Member of the South Carolina House of Representatives from the 24th district
- In office December 1974 – December 1980
- Preceded by: None (district created)
- Succeeded by: David Wilkins

Member of the South Carolina House of Representatives from Greenville County
- In office December 1952 – December 1974
- Preceded by: Clarence E. Clay, Jr.
- Succeeded by: None (districts numbered)

Personal details
- Born: Rex Lyle Carter June 20, 1925 Honea Path, South Carolina, U.S.
- Died: June 9, 2014 (aged 88) Greenville, South Carolina, U.S.
- Party: Democratic
- Spouse: Floride Gulledge
- Children: 4
- Education: Erskine College University of South Carolina

Military service
- Allegiance: United States of America
- Branch/service: United States Coast Guard
- Years of service: 1943 - 1946
- Battles/wars: World War II

= Rex L. Carter =

American lawyer and politician

Rex Lyle Carter (June 20, 1925 - June 9, 2014) was an American lawyer and politician.
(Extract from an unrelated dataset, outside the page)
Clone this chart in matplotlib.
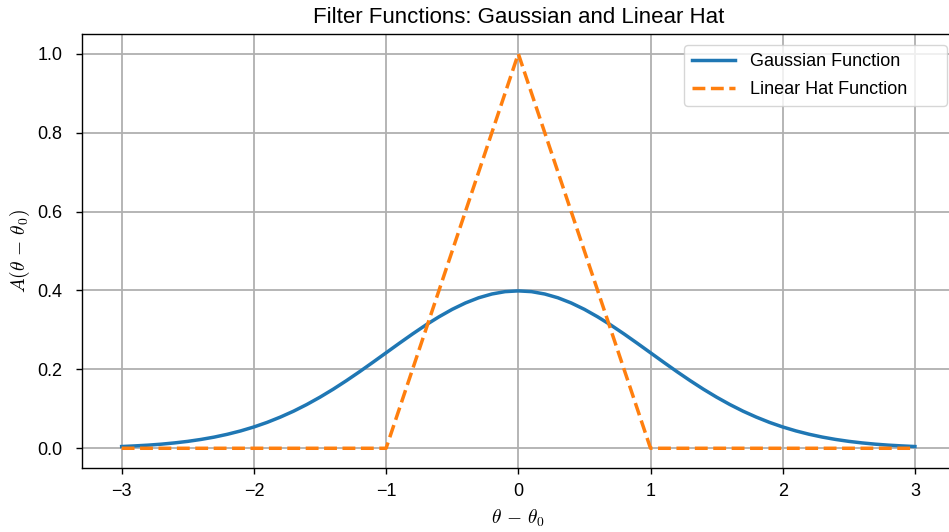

Born in Honea Path, South Carolina, Anderson County, South Carolina, Carter served in the United States Coast Guard during World War II. He then received his bachelor's degree from Erskine College and then his law degree from University of South Carolina School of Law. Carter then practiced law in Greenville, South Carolina. He served in the South Carolina House of Representatives, as a Democrat, from 1953 until 1980 and was speaker. He died in Greenville, South Carolina.